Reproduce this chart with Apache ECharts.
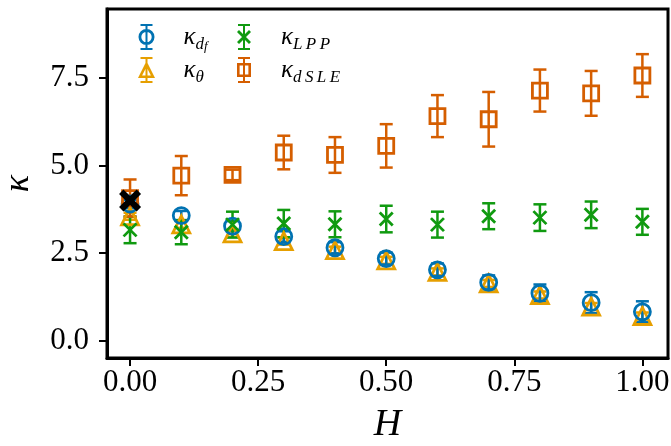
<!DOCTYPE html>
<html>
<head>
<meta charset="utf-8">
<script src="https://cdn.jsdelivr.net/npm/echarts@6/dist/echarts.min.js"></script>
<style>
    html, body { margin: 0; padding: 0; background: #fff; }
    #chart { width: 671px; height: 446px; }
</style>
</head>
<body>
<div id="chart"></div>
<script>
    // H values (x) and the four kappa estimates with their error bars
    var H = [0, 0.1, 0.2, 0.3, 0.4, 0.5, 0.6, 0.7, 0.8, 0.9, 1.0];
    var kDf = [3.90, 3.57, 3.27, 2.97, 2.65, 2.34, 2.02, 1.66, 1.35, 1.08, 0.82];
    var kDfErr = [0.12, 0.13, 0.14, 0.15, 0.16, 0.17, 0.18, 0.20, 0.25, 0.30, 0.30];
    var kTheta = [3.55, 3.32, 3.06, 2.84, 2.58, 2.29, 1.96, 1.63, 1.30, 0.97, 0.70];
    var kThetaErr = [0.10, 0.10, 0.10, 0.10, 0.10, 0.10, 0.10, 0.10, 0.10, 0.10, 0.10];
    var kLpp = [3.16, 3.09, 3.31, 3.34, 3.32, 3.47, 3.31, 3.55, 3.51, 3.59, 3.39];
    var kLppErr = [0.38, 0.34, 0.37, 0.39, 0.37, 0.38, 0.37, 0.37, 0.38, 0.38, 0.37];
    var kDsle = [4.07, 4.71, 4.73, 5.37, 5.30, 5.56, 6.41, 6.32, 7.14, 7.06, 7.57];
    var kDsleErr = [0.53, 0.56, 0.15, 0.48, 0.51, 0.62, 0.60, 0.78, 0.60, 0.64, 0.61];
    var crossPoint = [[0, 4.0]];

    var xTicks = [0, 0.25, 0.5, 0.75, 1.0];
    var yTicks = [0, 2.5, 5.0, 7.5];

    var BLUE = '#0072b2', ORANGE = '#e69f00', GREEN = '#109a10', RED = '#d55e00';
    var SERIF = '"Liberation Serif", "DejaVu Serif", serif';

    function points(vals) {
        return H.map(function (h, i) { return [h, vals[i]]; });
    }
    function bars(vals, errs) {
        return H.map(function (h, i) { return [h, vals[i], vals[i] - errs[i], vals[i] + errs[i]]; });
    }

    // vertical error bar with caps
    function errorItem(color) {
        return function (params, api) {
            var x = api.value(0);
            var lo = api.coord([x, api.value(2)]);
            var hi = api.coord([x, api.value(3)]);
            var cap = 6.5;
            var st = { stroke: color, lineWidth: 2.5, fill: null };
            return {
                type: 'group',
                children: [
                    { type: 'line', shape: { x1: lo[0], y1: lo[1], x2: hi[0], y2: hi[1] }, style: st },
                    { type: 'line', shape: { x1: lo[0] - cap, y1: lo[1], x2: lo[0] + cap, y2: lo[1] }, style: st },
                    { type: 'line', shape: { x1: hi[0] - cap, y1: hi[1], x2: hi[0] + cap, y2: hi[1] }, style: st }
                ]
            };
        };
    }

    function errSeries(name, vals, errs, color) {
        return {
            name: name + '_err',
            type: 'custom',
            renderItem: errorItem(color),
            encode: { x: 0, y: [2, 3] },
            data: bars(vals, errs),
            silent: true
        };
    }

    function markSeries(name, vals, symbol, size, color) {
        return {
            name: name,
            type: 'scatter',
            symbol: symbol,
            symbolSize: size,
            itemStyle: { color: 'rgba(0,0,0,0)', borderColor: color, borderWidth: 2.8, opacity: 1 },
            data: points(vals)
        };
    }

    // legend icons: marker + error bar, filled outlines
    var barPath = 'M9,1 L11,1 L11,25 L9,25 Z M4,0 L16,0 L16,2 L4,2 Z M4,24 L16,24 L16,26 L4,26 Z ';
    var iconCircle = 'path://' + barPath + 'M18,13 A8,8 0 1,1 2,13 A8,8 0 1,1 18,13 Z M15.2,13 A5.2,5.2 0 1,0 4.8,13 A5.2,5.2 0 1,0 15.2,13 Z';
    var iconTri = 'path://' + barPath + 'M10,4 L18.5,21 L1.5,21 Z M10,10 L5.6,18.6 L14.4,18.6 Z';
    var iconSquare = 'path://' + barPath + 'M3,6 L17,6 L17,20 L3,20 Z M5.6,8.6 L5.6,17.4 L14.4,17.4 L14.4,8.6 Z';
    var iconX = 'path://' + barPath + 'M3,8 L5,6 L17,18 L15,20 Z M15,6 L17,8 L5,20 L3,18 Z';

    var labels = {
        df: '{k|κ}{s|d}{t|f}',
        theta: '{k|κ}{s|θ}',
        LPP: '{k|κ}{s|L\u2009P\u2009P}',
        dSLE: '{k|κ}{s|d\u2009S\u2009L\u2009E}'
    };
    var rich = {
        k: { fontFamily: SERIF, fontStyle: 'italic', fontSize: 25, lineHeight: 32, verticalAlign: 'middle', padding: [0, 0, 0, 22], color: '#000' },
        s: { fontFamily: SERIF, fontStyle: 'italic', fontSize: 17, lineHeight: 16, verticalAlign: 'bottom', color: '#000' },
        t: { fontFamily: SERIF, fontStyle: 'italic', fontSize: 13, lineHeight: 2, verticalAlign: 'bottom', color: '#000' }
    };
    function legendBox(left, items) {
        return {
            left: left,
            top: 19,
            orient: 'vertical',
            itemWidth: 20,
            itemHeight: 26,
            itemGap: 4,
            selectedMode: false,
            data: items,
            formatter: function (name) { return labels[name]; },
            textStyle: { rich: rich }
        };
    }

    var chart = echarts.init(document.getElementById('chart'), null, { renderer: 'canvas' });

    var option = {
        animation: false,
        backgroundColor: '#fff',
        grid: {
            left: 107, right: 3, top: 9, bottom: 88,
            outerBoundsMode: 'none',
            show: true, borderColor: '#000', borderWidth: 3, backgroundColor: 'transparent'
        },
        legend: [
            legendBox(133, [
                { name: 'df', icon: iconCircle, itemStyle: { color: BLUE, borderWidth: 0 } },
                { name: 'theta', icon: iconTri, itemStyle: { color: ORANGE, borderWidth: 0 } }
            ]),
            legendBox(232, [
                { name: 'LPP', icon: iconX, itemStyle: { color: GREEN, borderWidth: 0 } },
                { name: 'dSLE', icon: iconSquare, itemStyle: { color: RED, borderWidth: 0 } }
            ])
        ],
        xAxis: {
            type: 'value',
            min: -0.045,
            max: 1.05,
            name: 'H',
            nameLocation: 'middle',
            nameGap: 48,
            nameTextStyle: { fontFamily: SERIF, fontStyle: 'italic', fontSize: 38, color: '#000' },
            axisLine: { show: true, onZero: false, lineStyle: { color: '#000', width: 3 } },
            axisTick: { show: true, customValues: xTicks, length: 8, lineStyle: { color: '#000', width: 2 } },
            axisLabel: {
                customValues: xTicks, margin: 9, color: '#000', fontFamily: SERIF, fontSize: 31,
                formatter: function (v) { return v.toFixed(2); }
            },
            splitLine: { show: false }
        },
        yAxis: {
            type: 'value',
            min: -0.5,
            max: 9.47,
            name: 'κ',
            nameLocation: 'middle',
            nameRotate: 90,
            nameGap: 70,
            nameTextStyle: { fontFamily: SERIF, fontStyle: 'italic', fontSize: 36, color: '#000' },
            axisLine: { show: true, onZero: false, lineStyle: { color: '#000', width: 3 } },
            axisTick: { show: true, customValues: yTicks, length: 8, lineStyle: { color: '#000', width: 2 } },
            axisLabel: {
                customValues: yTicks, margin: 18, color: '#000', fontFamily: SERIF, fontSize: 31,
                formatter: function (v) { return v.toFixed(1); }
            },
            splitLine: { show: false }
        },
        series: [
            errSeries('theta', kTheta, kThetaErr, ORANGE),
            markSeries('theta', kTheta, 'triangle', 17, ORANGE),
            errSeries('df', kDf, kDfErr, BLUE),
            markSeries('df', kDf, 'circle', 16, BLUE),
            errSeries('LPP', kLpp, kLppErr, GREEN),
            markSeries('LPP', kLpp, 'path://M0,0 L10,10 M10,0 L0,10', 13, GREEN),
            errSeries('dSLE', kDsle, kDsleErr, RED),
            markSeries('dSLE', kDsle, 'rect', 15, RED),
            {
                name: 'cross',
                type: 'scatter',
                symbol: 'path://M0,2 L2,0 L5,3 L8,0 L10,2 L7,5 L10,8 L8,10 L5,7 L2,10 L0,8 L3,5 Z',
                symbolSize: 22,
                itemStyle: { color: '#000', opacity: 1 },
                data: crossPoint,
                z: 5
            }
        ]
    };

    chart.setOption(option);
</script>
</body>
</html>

☆ ☆ ☆ ☆

- _Exercise_: In the material above, show every line where the word "with" turns up.

- _Written response_:
Reproduce this chart with Apache ECharts.
    // H values (x) and the four kappa estimates with their error bars
    // vertical error bar with caps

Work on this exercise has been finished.